Apparently the NYT since then was able to coax a possible explanation from Verizon, and from the company that Verizon et al uses:
> On Thursday afternoon, after many unreciprocated emails were sent to carriers, a spokesman for Verizon suggested that the answer might lie with a third-party text message service provider called Syniverse Technologies, in Tampa, Fla.
> Was Syniverse the vendor responsible?
> “You really need to ask them that,” the Verizon spokesman said.
> ...Late in the afternoon on Thursday, a spokesman for the company, Kevin Petschow, said in an email: “During an internal maintenance cycle last night, 168,149 previously undelivered text messages were inadvertently sent to multiple mobile operators’ subscribers.”
Note that it's currently the only comment from that user, and the username looks like a random throwaway (unless vb6sp6 is a big fan of Visual Basic 6.0, Service Pack 6).
But maybe it's an obvious guess to a wide number of people with knowledge of that general ecosystem of companies.
I'm guessing it was someone within Verizon up-stream, given they were thrown under the bus.
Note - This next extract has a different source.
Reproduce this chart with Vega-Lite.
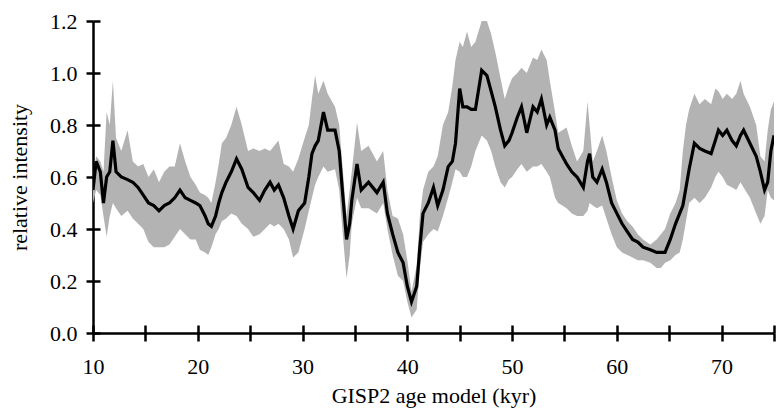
{
  "$schema": "https://vega.github.io/schema/vega-lite/v6.json",
  "width": 681,
  "height": 312,
  "autosize": "none",
  "padding": {"left": 93, "top": 21, "right": 3, "bottom": 76},
  "background": "white",
  "config": {
    "view": {"stroke": null},
    "font": "Liberation Serif",
    "axis": {
      "domainColor": "black", "domainWidth": 2.5, "tickColor": "black", "tickWidth": 2.5,
      "labelFont": "Liberation Serif", "titleFont": "Liberation Serif",
      "labelColor": "black", "titleColor": "black", "grid": false
    }
  },
  "resolve": {"axis": {"x": "independent", "y": "independent"}},
  "data": {"values": [
    {"x":10.0,"y":0.55,"lo":0.50,"hi":0.60},
    {"x":10.3,"y":0.66,"lo":0.55,"hi":0.68},
    {"x":10.7,"y":0.62,"lo":0.53,"hi":0.66},
    {"x":11.0,"y":0.50,"lo":0.45,"hi":0.62},
    {"x":11.3,"y":0.60,"lo":0.37,"hi":0.85},
    {"x":11.6,"y":0.62,"lo":0.45,"hi":0.80},
    {"x":11.9,"y":0.74,"lo":0.50,"hi":0.97},
    {"x":12.2,"y":0.62,"lo":0.48,"hi":0.75},
    {"x":12.7,"y":0.60,"lo":0.45,"hi":0.70},
    {"x":13.3,"y":0.59,"lo":0.47,"hi":0.78},
    {"x":13.8,"y":0.58,"lo":0.44,"hi":0.66},
    {"x":14.3,"y":0.56,"lo":0.42,"hi":0.64},
    {"x":14.8,"y":0.53,"lo":0.40,"hi":0.65},
    {"x":15.3,"y":0.50,"lo":0.35,"hi":0.60},
    {"x":15.8,"y":0.49,"lo":0.33,"hi":0.63},
    {"x":16.3,"y":0.47,"lo":0.33,"hi":0.58},
    {"x":16.8,"y":0.49,"lo":0.33,"hi":0.62},
    {"x":17.3,"y":0.50,"lo":0.34,"hi":0.64},
    {"x":17.8,"y":0.52,"lo":0.37,"hi":0.64},
    {"x":18.3,"y":0.55,"lo":0.40,"hi":0.73},
    {"x":18.8,"y":0.52,"lo":0.38,"hi":0.66},
    {"x":19.3,"y":0.51,"lo":0.36,"hi":0.60},
    {"x":19.8,"y":0.50,"lo":0.36,"hi":0.57},
    {"x":20.2,"y":0.49,"lo":0.32,"hi":0.54},
    {"x":20.7,"y":0.45,"lo":0.31,"hi":0.53},
    {"x":21.0,"y":0.42,"lo":0.30,"hi":0.52},
    {"x":21.3,"y":0.41,"lo":0.33,"hi":0.50},
    {"x":21.7,"y":0.45,"lo":0.38,"hi":0.58},
    {"x":22.0,"y":0.50,"lo":0.40,"hi":0.65},
    {"x":22.3,"y":0.54,"lo":0.43,"hi":0.73},
    {"x":22.7,"y":0.58,"lo":0.44,"hi":0.75},
    {"x":23.2,"y":0.62,"lo":0.46,"hi":0.80},
    {"x":23.7,"y":0.67,"lo":0.45,"hi":0.87},
    {"x":24.2,"y":0.63,"lo":0.42,"hi":0.80},
    {"x":24.8,"y":0.56,"lo":0.40,"hi":0.70},
    {"x":25.3,"y":0.54,"lo":0.37,"hi":0.71},
    {"x":25.9,"y":0.51,"lo":0.38,"hi":0.70},
    {"x":26.4,"y":0.55,"lo":0.40,"hi":0.71},
    {"x":26.9,"y":0.58,"lo":0.42,"hi":0.70},
    {"x":27.3,"y":0.55,"lo":0.41,"hi":0.72},
    {"x":27.7,"y":0.57,"lo":0.42,"hi":0.74},
    {"x":28.2,"y":0.52,"lo":0.40,"hi":0.65},
    {"x":28.7,"y":0.45,"lo":0.36,"hi":0.64},
    {"x":29.1,"y":0.40,"lo":0.29,"hi":0.62},
    {"x":29.6,"y":0.47,"lo":0.31,"hi":0.67},
    {"x":30.2,"y":0.50,"lo":0.40,"hi":0.75},
    {"x":30.6,"y":0.60,"lo":0.47,"hi":0.80},
    {"x":30.9,"y":0.69,"lo":0.52,"hi":0.90},
    {"x":31.2,"y":0.72,"lo":0.57,"hi":0.99},
    {"x":31.5,"y":0.74,"lo":0.60,"hi":0.92},
    {"x":32.0,"y":0.85,"lo":0.64,"hi":0.97},
    {"x":32.4,"y":0.78,"lo":0.62,"hi":0.92},
    {"x":33.1,"y":0.78,"lo":0.63,"hi":0.87},
    {"x":33.5,"y":0.70,"lo":0.55,"hi":0.80},
    {"x":33.8,"y":0.55,"lo":0.40,"hi":0.65},
    {"x":34.2,"y":0.36,"lo":0.21,"hi":0.45},
    {"x":34.5,"y":0.42,"lo":0.30,"hi":0.55},
    {"x":34.7,"y":0.51,"lo":0.42,"hi":0.62},
    {"x":35.2,"y":0.65,"lo":0.52,"hi":0.81},
    {"x":35.6,"y":0.55,"lo":0.48,"hi":0.70},
    {"x":36.3,"y":0.58,"lo":0.48,"hi":0.72},
    {"x":37.1,"y":0.54,"lo":0.46,"hi":0.66},
    {"x":37.7,"y":0.58,"lo":0.50,"hi":0.70},
    {"x":38.1,"y":0.46,"lo":0.40,"hi":0.55},
    {"x":38.6,"y":0.38,"lo":0.30,"hi":0.45},
    {"x":39.1,"y":0.31,"lo":0.22,"hi":0.44},
    {"x":39.6,"y":0.27,"lo":0.20,"hi":0.38},
    {"x":40.0,"y":0.18,"lo":0.12,"hi":0.28},
    {"x":40.4,"y":0.12,"lo":0.06,"hi":0.16},
    {"x":40.9,"y":0.18,"lo":0.09,"hi":0.26},
    {"x":41.2,"y":0.33,"lo":0.25,"hi":0.45},
    {"x":41.5,"y":0.46,"lo":0.35,"hi":0.55},
    {"x":42.0,"y":0.50,"lo":0.38,"hi":0.62},
    {"x":42.5,"y":0.56,"lo":0.40,"hi":0.64},
    {"x":42.9,"y":0.49,"lo":0.39,"hi":0.68},
    {"x":43.4,"y":0.55,"lo":0.45,"hi":0.80},
    {"x":43.9,"y":0.64,"lo":0.52,"hi":0.85},
    {"x":44.3,"y":0.66,"lo":0.58,"hi":0.95},
    {"x":44.6,"y":0.73,"lo":0.63,"hi":1.05},
    {"x":45.0,"y":0.94,"lo":0.62,"hi":1.12},
    {"x":45.3,"y":0.87,"lo":0.60,"hi":1.10},
    {"x":45.7,"y":0.87,"lo":0.60,"hi":1.16},
    {"x":46.1,"y":0.86,"lo":0.64,"hi":1.10},
    {"x":46.5,"y":0.86,"lo":0.70,"hi":1.12},
    {"x":47.1,"y":1.01,"lo":0.76,"hi":1.20},
    {"x":47.6,"y":0.99,"lo":0.74,"hi":1.20},
    {"x":48.0,"y":0.93,"lo":0.70,"hi":1.15},
    {"x":48.4,"y":0.87,"lo":0.64,"hi":1.08},
    {"x":48.9,"y":0.78,"lo":0.58,"hi":0.98},
    {"x":49.3,"y":0.72,"lo":0.56,"hi":0.90},
    {"x":49.7,"y":0.74,"lo":0.59,"hi":0.95},
    {"x":50.0,"y":0.77,"lo":0.60,"hi":0.98},
    {"x":50.5,"y":0.83,"lo":0.63,"hi":1.00},
    {"x":50.9,"y":0.87,"lo":0.65,"hi":1.02},
    {"x":51.4,"y":0.77,"lo":0.62,"hi":1.00},
    {"x":52.0,"y":0.87,"lo":0.64,"hi":1.06},
    {"x":52.4,"y":0.85,"lo":0.64,"hi":1.05},
    {"x":52.8,"y":0.90,"lo":0.65,"hi":1.09},
    {"x":53.3,"y":0.80,"lo":0.62,"hi":1.05},
    {"x":53.6,"y":0.83,"lo":0.60,"hi":0.97},
    {"x":54.1,"y":0.78,"lo":0.52,"hi":0.85},
    {"x":54.4,"y":0.71,"lo":0.50,"hi":0.77},
    {"x":54.8,"y":0.68,"lo":0.49,"hi":0.78},
    {"x":55.2,"y":0.65,"lo":0.48,"hi":0.79},
    {"x":55.7,"y":0.62,"lo":0.46,"hi":0.72},
    {"x":56.2,"y":0.60,"lo":0.45,"hi":0.66},
    {"x":56.8,"y":0.56,"lo":0.45,"hi":0.70},
    {"x":57.2,"y":0.66,"lo":0.47,"hi":0.89},
    {"x":57.4,"y":0.69,"lo":0.50,"hi":0.80},
    {"x":57.7,"y":0.60,"lo":0.49,"hi":0.66},
    {"x":58.1,"y":0.58,"lo":0.48,"hi":0.70},
    {"x":58.6,"y":0.63,"lo":0.49,"hi":0.76},
    {"x":59.0,"y":0.58,"lo":0.44,"hi":0.70},
    {"x":59.5,"y":0.50,"lo":0.38,"hi":0.60},
    {"x":60.0,"y":0.46,"lo":0.33,"hi":0.51},
    {"x":60.5,"y":0.42,"lo":0.31,"hi":0.46},
    {"x":61.0,"y":0.39,"lo":0.30,"hi":0.43},
    {"x":61.5,"y":0.36,"lo":0.29,"hi":0.41},
    {"x":62.0,"y":0.35,"lo":0.28,"hi":0.38},
    {"x":62.5,"y":0.33,"lo":0.28,"hi":0.36},
    {"x":63.2,"y":0.32,"lo":0.27,"hi":0.34},
    {"x":63.8,"y":0.31,"lo":0.25,"hi":0.36},
    {"x":64.2,"y":0.31,"lo":0.25,"hi":0.38},
    {"x":64.6,"y":0.31,"lo":0.27,"hi":0.40},
    {"x":65.1,"y":0.36,"lo":0.28,"hi":0.46},
    {"x":65.6,"y":0.42,"lo":0.30,"hi":0.50},
    {"x":66.0,"y":0.46,"lo":0.31,"hi":0.55},
    {"x":66.3,"y":0.49,"lo":0.36,"hi":0.70},
    {"x":66.6,"y":0.56,"lo":0.43,"hi":0.80},
    {"x":66.9,"y":0.63,"lo":0.50,"hi":0.86},
    {"x":67.4,"y":0.73,"lo":0.52,"hi":0.92},
    {"x":67.9,"y":0.71,"lo":0.50,"hi":0.88},
    {"x":68.4,"y":0.70,"lo":0.52,"hi":0.90},
    {"x":69.0,"y":0.69,"lo":0.56,"hi":0.88},
    {"x":69.4,"y":0.74,"lo":0.60,"hi":0.94},
    {"x":69.7,"y":0.78,"lo":0.62,"hi":0.93},
    {"x":70.1,"y":0.76,"lo":0.60,"hi":0.90},
    {"x":70.5,"y":0.78,"lo":0.57,"hi":0.92},
    {"x":71.0,"y":0.74,"lo":0.56,"hi":0.90},
    {"x":71.4,"y":0.72,"lo":0.55,"hi":0.92},
    {"x":71.8,"y":0.76,"lo":0.58,"hi":0.97},
    {"x":72.1,"y":0.78,"lo":0.56,"hi":0.92},
    {"x":72.7,"y":0.73,"lo":0.52,"hi":0.87},
    {"x":73.3,"y":0.68,"lo":0.46,"hi":0.80},
    {"x":73.7,"y":0.62,"lo":0.42,"hi":0.68},
    {"x":74.1,"y":0.55,"lo":0.45,"hi":0.66},
    {"x":74.4,"y":0.58,"lo":0.55,"hi":0.78},
    {"x":74.7,"y":0.70,"lo":0.52,"hi":0.86},
    {"x":75.0,"y":0.76,"lo":0.51,"hi":0.89}
  ]},
  "layer": [
    {
      "mark": {"type": "area", "color": "#b3b3b3", "clip": true},
      "encoding": {
        "x": {
          "field": "x", "type": "quantitative",
          "scale": {"domain": [10, 75], "nice": false, "zero": false},
          "axis": {
            "orient": "bottom",
            "title": "GISP2 age model (kyr)", "titleFontSize": 22, "titleFontWeight": "normal", "titlePadding": 8,
            "values": [10,15,20,25,30,35,40,45,50,55,60,65,70,75],
            "labelExpr": "datum.value % 10 == 0 ? datum.label : ''",
            "labelFontSize": 22, "labelPadding": 15, "tickSize": 8, "labelFlush": false
          }
        },
        "y": {"field": "lo", "type": "quantitative",
          "scale": {"domain": [0, 1.2], "nice": false},
          "axis": {
            "orient": "left",
            "title": "relative intensity", "titleFontSize": 22, "titleFontWeight": "normal", "titlePadding": 18,
            "values": [0, 0.2, 0.4, 0.6, 0.8, 1.0, 1.2], "format": ".1f",
            "labelFontSize": 22, "labelPadding": 9, "tickSize": 7
          }
        },
        "y2": {"field": "hi"}
      }
    },
    {
      "mark": {"type": "line", "color": "black", "strokeWidth": 3.2, "clip": true},
      "encoding": {
        "x": {
          "field": "x", "type": "quantitative",
          "axis": {
            "orient": "bottom", "title": null, "labels": false, "domain": false,
            "values": [10,15,20,25,30,35,40,45,50,55,60,65,70,75],
            "tickSize": -8
          }
        },
        "y": {"field": "y", "type": "quantitative",
          "axis": {
            "orient": "left", "title": null, "labels": false, "domain": false,
            "values": [0, 0.2, 0.4, 0.6, 0.8, 1.0, 1.2],
            "tickSize": -7
          }
        }
      }
    }
  ]
}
They'd know who was to blame, would potentially resent their employer being linked, and could pass off their comment as a guess if pressured.
That's plausible. But it also could be a good guess. Lots of messages from valentines day gives us a good hint that we have a time capsule from february. Machine with time capsule reboots and then sends everything is plausible for SMS systems (smtp too).
No strong carrier affiliation for senders or receivers suggests an intermediary. Not a lot of those in the US; Syniverse, maybe SAP (Sybase 365); I don't think Bandwidth does intercarrier work.